REQUIRED TASK:
Say how many lines contain "document"; the answer is the number alone.

DATA SEGMENT:
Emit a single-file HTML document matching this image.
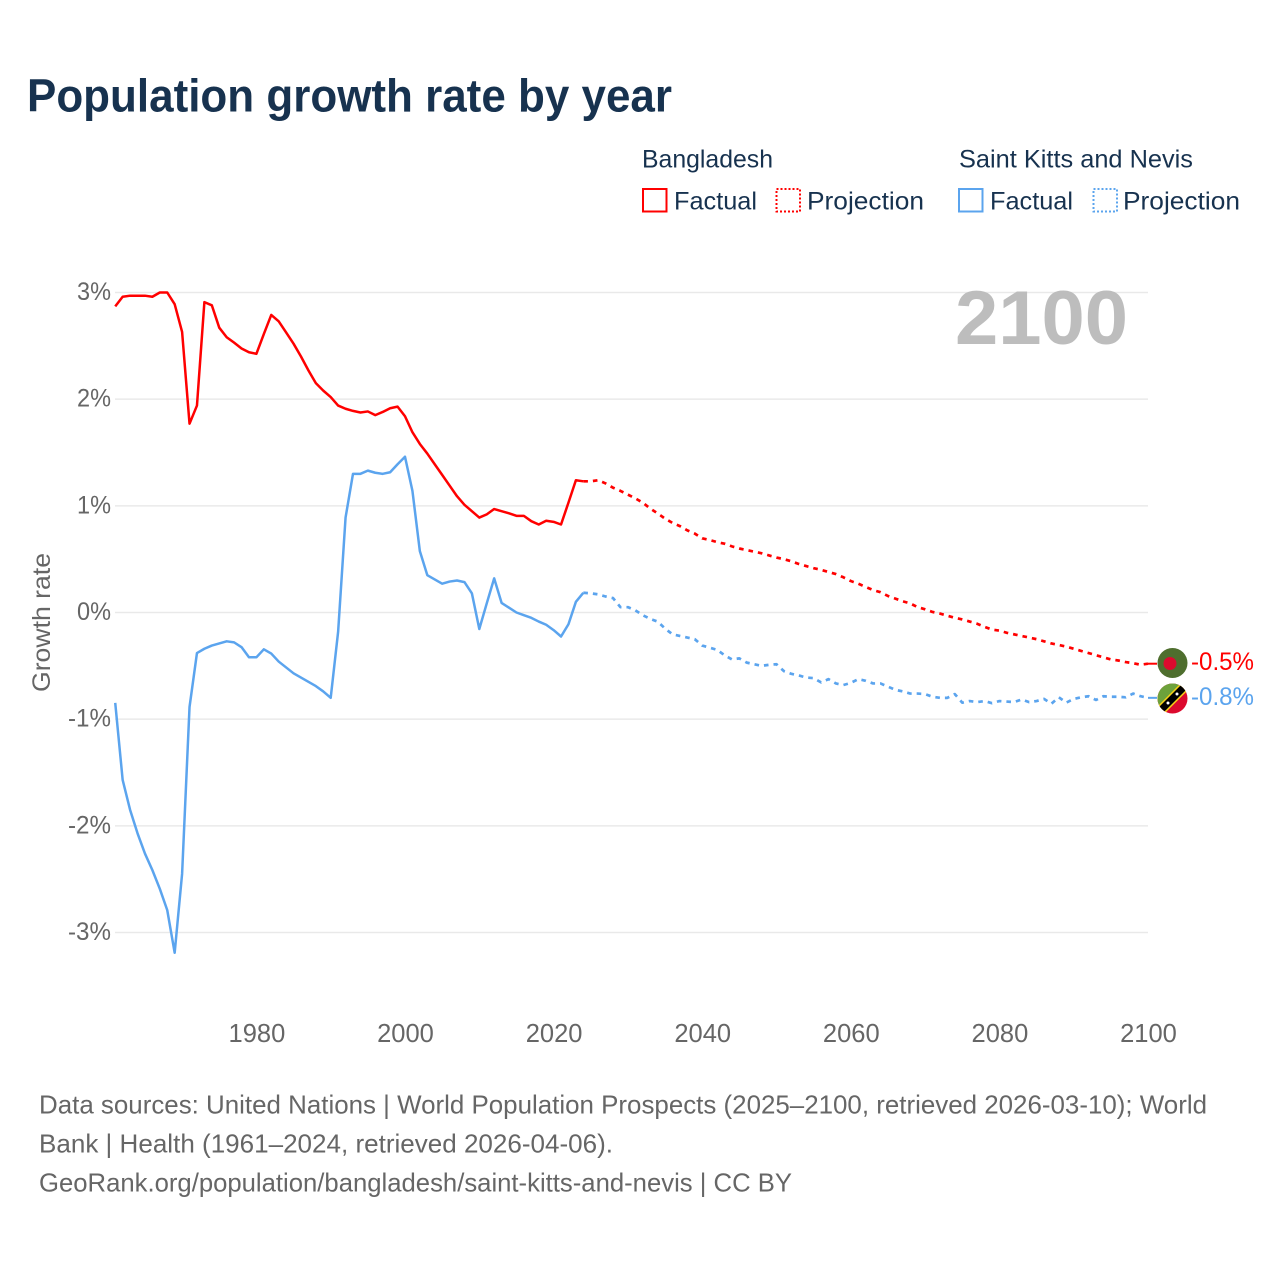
<!DOCTYPE html>
<html>
<head>
<meta charset="utf-8">
<title>Population growth rate by year</title>
<style>
html,body{margin:0;padding:0;background:#fff;}
svg{display:block;}
text{font-family:"Liberation Sans",sans-serif;}
</style>
</head>
<body>
<svg id="chart" width="1280" height="1280" viewBox="0 0 1280 1280" xmlns="http://www.w3.org/2000/svg">
  <defs>
    <clipPath id="clip-a"><circle cx="1172.5" cy="663" r="15"/></clipPath>
    <clipPath id="clip-b"><circle cx="1172.5" cy="698.5" r="15"/></clipPath>
  </defs>
  <rect width="1280" height="1280" fill="#fff"/>
  <text x="27" y="111.5" font-size="46" font-weight="700" fill="#17324f" textLength="645" lengthAdjust="spacingAndGlyphs">Population growth rate by year</text>

  <g fill="#17324f" font-size="25">
    <text x="642" y="167.5" textLength="131" lengthAdjust="spacingAndGlyphs">Bangladesh</text>
    <text x="959" y="167.5" textLength="234" lengthAdjust="spacingAndGlyphs">Saint Kitts and Nevis</text>
    <rect x="643" y="189" width="23.5" height="22.5" fill="none" stroke="#ff0000" stroke-width="2"/>
    <text x="674" y="209.5" textLength="83" lengthAdjust="spacingAndGlyphs">Factual</text>
    <rect x="776.5" y="189" width="23.5" height="22.5" fill="none" stroke="#ff0000" stroke-width="2" stroke-dasharray="2 2"/>
    <text x="807" y="209.5" textLength="117" lengthAdjust="spacingAndGlyphs">Projection</text>
    <rect x="959" y="189" width="23.5" height="22.5" fill="none" stroke="#5ba4ee" stroke-width="2"/>
    <text x="990" y="209.5" textLength="83" lengthAdjust="spacingAndGlyphs">Factual</text>
    <rect x="1093.5" y="189" width="23.5" height="22.5" fill="none" stroke="#5ba4ee" stroke-width="2" stroke-dasharray="2 2"/>
    <text x="1123" y="209.5" textLength="117" lengthAdjust="spacingAndGlyphs">Projection</text>
  </g>

  <g id="grid"></g>
  <g id="yticks"></g>
  <g id="xticks"></g>
  <text transform="translate(50,692) rotate(-90)" font-size="25" fill="#666" textLength="139" lengthAdjust="spacingAndGlyphs">Growth rate</text>
  <text x="955" y="344" font-size="76" font-weight="700" fill="#bdbdbd" textLength="173" lengthAdjust="spacingAndGlyphs">2100</text>
  <g id="series"></g>

  <g clip-path="url(#clip-a)">
    <rect x="1155" y="645" width="35" height="36" fill="#4e6e2e"/>
    <circle cx="1170" cy="663.5" r="6.5" fill="#dc0a2e"/>
  </g>
  <g clip-path="url(#clip-b)">
    <rect x="1155" y="681" width="35" height="36" fill="#dc0a2e"/>
    <polygon points="1155,681 1190,681 1155,716" fill="#6da23b"/>
    <line x1="1157" y1="714" x2="1188" y2="683" stroke="#f7d116" stroke-width="10"/>
    <line x1="1157" y1="714" x2="1188" y2="683" stroke="#000" stroke-width="7"/>
    <circle cx="1168" cy="703" r="1.5" fill="#fff"/>
    <circle cx="1177" cy="694" r="1.5" fill="#fff"/>
  </g>
  <text id="end-a" x="1191" y="670" font-size="25" fill="#ff0000" textLength="63" lengthAdjust="spacingAndGlyphs">-0.5%</text>
  <text id="end-b" x="1191" y="705" font-size="25" fill="#5ba4ee" textLength="63" lengthAdjust="spacingAndGlyphs">-0.8%</text>

  <g font-size="26" fill="#666">
    <text x="39" y="1113.5" textLength="1168" lengthAdjust="spacingAndGlyphs">Data sources: United Nations | World Population Prospects (2025–2100, retrieved 2026-03-10); World</text>
    <text x="39" y="1152.5" textLength="574" lengthAdjust="spacingAndGlyphs">Bank | Health (1961–2024, retrieved 2026-04-06).</text>
    <text x="39" y="1191.5" textLength="753" lengthAdjust="spacingAndGlyphs">GeoRank.org/population/bangladesh/saint-kitts-and-nevis | CC BY</text>
  </g>
</svg>
<script>
const firstYear = 1961;
const lastFactualYear = 2024;
const yTickValues = [3, 2, 1, 0, -1, -2, -3];
const yTickLabels = ["3%", "2%", "1%", "0%", "-1%", "-2%", "-3%"];
const xTickValues = [1980, 2000, 2020, 2040, 2060, 2080, 2100];
const xTickLabels = ["1980", "2000", "2020", "2040", "2060", "2080", "2100"];

const bangladeshFactual = [
  2.87,2.96,2.97,2.97,2.97,2.96,3.0,3.0,2.89,2.63,
  1.77,1.94,2.91,2.88,2.67,2.58,2.53,2.475,2.44,2.425,
  2.61,2.79,2.73,2.625,2.52,2.40,2.27,2.15,2.08,2.02,
  1.94,1.91,1.89,1.875,1.885,1.85,1.88,1.915,1.93,1.84,
  1.69,1.58,1.49,1.39,1.29,1.19,1.09,1.01,0.95,0.89,
  0.92,0.97,0.95,0.93,0.906,0.906,0.856,0.825,0.86,0.85,
  0.825,1.03,1.24,1.23
];
const bangladeshProjection = [
  1.23,1.24,1.21,1.17,1.14,1.105,1.07,1.03,0.975,0.93,
  0.88,0.84,0.81,0.77,0.74,0.695,0.68,0.66,0.645,0.62,
  0.60,0.585,0.57,0.555,0.535,0.515,0.50,0.48,0.455,0.435,
  0.415,0.40,0.38,0.36,0.33,0.295,0.27,0.24,0.21,0.19,
  0.155,0.13,0.105,0.085,0.05,0.03,0.005,-0.01,-0.03,-0.05,
  -0.065,-0.085,-0.105,-0.135,-0.16,-0.17,-0.19,-0.205,-0.22,-0.235,
  -0.25,-0.27,-0.29,-0.305,-0.32,-0.34,-0.36,-0.38,-0.40,-0.42,
  -0.44,-0.45,-0.465,-0.475,-0.49,-0.48
];
const saintKittsFactual = [
  -0.847,-1.57,-1.85,-2.07,-2.26,-2.415,-2.59,-2.79,-3.19,-2.45,
  -0.885,-0.38,-0.34,-0.31,-0.29,-0.27,-0.28,-0.325,-0.42,-0.42,
  -0.345,-0.385,-0.46,-0.515,-0.57,-0.61,-0.65,-0.69,-0.74,-0.80,
  -0.18,0.89,1.30,1.30,1.33,1.31,1.30,1.315,1.39,1.46,
  1.14,0.575,0.35,0.31,0.27,0.29,0.30,0.285,0.18,-0.155,
  0.085,0.32,0.09,0.045,0,-0.025,-0.05,-0.085,-0.115,-0.165,
  -0.225,-0.11,0.10,0.185
];
const saintKittsProjection = [
  0.18,0.17,0.15,0.135,0.05,0.05,0.02,-0.025,-0.06,-0.085,
  -0.15,-0.205,-0.22,-0.235,-0.25,-0.31,-0.33,-0.35,-0.40,-0.44,
  -0.43,-0.47,-0.485,-0.50,-0.49,-0.485,-0.55,-0.575,-0.59,-0.61,
  -0.615,-0.655,-0.625,-0.665,-0.68,-0.66,-0.625,-0.64,-0.665,-0.665,
  -0.695,-0.725,-0.74,-0.76,-0.76,-0.765,-0.79,-0.80,-0.80,-0.765,
  -0.845,-0.83,-0.84,-0.83,-0.85,-0.83,-0.835,-0.84,-0.815,-0.84,
  -0.83,-0.81,-0.855,-0.795,-0.845,-0.81,-0.795,-0.785,-0.82,-0.785,
  -0.79,-0.79,-0.795,-0.76,-0.785,-0.80
];

const NS = "http://www.w3.org/2000/svg";
function xScale(year) { return 1148 + (year - 2100) * 7.43; }
function yScale(v) { return 612.5 - v * 106.67; }

function make(parent, tag, attrs) {
  const el = document.createElementNS(NS, tag);
  for (const k in attrs) el.setAttribute(k, attrs[k]);
  parent.appendChild(el);
  return el;
}

const gridG = document.getElementById("grid");
const yG = document.getElementById("yticks");
yTickValues.forEach(function (v, i) {
  const ln = make(gridG, "line", { x1: 115, x2: 1148, y1: yScale(v), y2: yScale(v), stroke: "#e9e9e9", "stroke-width": 1.5 });
  
  
  const w = yTickLabels[i].length === 3 ? 43 : 34;
  const t = make(yG, "text", { x: 111 - w, y: yScale(v) + 7.5, "font-size": 25, fill: "#666", textLength: w, lengthAdjust: "spacingAndGlyphs" });
  t.textContent = yTickLabels[i];
  
  
});

const xG = document.getElementById("xticks");
xTickValues.forEach(function (yr, i) {
  const t = make(xG, "text", { x: xScale(yr) + 0.5, y: 1042, "text-anchor": "middle", "font-size": 25.5, fill: "#666" });
  t.textContent = xTickLabels[i];
  
  
});

function linePoints(values, startYear) {
  return values.map(function (v, i) {
    return xScale(startYear + i).toFixed(2) + "," + yScale(v).toFixed(2);
  }).join(" ");
}
const seriesG = document.getElementById("series");

function drawSeries(factual, projection, color, slug) {
  const joined = [factual[factual.length - 1]].concat(projection);
  const proj = make(seriesG, "polyline", {
    points: linePoints(joined, lastFactualYear), fill: "none", stroke: color,
    "stroke-width": 2.7, "stroke-dasharray": "4.6 5", "stroke-linejoin": "round"
  });
  
  
  const fact = make(seriesG, "polyline", {
    points: linePoints(factual, firstYear), fill: "none", stroke: color,
    "stroke-width": 2.5, "stroke-linejoin": "round"
  });
  
  
  const lastV = projection[projection.length - 1];
  const leader = make(seriesG, "line", {
    x1: xScale(2100), x2: xScale(2100) + 9, y1: yScale(lastV), y2: yScale(lastV), stroke: color, "stroke-width": 2
  });
  
  
}
drawSeries(bangladeshFactual, bangladeshProjection, "#ff0000", "bangladesh");
drawSeries(saintKittsFactual, saintKittsProjection, "#5ba4ee", "saint-kitts");
</script>
</body>
</html>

SOLUTION TO THIS TASK:
6